(Stored entries)
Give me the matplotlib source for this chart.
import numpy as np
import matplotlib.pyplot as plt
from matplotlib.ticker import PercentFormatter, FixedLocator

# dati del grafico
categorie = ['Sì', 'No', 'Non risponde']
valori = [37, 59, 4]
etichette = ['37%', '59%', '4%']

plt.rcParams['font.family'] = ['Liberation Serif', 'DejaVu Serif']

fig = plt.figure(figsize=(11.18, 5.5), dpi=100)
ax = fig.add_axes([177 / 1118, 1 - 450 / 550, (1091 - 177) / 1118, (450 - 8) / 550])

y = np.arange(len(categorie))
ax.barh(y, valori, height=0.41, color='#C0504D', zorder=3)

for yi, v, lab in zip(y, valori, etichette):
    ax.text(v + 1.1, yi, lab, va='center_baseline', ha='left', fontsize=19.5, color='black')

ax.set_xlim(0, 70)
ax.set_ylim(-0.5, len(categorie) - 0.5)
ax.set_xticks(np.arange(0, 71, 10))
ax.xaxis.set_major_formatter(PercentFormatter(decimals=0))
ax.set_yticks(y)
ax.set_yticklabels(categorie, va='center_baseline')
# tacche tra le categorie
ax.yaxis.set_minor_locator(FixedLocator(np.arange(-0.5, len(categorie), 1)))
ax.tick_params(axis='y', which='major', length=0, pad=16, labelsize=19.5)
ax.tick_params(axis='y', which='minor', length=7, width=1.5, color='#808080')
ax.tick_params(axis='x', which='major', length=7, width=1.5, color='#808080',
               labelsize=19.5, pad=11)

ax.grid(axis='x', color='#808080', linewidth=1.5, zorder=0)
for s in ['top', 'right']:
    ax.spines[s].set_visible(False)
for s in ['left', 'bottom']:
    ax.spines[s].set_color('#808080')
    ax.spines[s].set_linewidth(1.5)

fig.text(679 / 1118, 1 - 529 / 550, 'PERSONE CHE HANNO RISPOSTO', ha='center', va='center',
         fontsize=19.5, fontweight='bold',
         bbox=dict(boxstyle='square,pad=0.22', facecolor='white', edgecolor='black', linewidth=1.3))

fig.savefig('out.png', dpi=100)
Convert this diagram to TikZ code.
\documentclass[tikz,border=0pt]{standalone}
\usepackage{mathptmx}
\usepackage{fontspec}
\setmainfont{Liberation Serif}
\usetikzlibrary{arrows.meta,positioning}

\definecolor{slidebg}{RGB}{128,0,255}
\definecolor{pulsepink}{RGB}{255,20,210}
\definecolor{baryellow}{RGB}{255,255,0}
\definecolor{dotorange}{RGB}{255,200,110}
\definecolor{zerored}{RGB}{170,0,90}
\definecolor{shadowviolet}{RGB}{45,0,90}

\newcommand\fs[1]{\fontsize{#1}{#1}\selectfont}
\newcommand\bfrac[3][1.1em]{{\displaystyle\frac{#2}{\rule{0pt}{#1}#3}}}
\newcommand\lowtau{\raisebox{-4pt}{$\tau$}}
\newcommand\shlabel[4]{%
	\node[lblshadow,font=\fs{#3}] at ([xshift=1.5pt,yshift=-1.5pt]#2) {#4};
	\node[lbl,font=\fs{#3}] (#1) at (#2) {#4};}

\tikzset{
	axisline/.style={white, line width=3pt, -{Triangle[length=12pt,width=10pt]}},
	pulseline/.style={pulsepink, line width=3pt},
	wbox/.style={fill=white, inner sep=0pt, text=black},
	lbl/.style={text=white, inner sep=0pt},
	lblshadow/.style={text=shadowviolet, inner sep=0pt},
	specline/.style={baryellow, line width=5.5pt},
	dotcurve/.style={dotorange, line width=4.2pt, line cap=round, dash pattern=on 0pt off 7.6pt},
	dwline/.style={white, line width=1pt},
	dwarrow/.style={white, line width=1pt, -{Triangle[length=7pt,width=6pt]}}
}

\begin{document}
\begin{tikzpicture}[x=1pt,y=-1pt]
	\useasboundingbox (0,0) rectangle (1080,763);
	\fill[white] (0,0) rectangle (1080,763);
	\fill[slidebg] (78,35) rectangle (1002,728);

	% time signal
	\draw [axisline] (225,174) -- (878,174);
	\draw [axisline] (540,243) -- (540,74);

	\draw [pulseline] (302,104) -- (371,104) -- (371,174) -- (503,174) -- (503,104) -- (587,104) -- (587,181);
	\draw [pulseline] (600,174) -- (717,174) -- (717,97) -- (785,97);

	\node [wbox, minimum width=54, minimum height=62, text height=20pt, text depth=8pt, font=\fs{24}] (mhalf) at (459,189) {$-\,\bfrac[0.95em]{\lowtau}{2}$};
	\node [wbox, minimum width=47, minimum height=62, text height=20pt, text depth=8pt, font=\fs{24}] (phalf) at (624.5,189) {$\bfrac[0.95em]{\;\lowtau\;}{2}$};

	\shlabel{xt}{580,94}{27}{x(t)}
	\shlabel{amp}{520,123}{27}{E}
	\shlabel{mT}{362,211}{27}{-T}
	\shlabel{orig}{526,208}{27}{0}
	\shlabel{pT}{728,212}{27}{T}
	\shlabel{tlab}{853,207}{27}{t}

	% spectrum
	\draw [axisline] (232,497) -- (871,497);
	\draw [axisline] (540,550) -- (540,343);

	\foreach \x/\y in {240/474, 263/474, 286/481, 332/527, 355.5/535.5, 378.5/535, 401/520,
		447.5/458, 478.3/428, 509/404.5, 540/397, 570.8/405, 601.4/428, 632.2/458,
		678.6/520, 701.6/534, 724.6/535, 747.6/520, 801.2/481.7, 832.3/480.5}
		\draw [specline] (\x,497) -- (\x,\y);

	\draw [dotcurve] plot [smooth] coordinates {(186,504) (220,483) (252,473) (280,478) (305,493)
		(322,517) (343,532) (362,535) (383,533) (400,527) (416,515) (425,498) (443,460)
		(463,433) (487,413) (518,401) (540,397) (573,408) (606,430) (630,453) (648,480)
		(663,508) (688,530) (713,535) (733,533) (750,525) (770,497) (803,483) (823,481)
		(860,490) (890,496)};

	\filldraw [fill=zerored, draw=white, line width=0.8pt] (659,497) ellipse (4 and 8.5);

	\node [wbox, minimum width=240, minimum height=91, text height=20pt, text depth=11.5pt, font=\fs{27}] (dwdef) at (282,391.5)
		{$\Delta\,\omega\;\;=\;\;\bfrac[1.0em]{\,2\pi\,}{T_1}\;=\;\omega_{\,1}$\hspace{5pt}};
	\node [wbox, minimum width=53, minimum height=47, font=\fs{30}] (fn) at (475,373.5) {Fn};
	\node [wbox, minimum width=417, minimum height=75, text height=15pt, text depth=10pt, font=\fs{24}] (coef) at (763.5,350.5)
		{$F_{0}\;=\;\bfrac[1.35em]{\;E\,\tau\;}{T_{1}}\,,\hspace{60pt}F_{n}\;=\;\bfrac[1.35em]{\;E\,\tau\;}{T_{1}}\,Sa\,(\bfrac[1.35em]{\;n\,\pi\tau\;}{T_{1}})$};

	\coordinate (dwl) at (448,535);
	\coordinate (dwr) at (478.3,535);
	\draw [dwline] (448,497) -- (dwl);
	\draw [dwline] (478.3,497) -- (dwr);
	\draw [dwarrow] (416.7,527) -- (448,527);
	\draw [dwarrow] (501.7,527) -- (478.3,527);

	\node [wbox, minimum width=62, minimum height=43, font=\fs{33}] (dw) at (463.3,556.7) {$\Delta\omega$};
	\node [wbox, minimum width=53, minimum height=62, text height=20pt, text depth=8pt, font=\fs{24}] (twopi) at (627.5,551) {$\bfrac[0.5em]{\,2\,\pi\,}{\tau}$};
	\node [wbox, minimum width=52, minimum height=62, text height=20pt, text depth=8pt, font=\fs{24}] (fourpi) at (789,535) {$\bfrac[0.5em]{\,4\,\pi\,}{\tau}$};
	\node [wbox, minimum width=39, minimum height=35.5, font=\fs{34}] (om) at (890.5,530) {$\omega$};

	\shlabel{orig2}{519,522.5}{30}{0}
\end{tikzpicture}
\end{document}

PROBLEM STATEMENT: Report only how many lines in the listing contain the string "matplotlib".

ANSWER FOR THIS EXERCISE: 3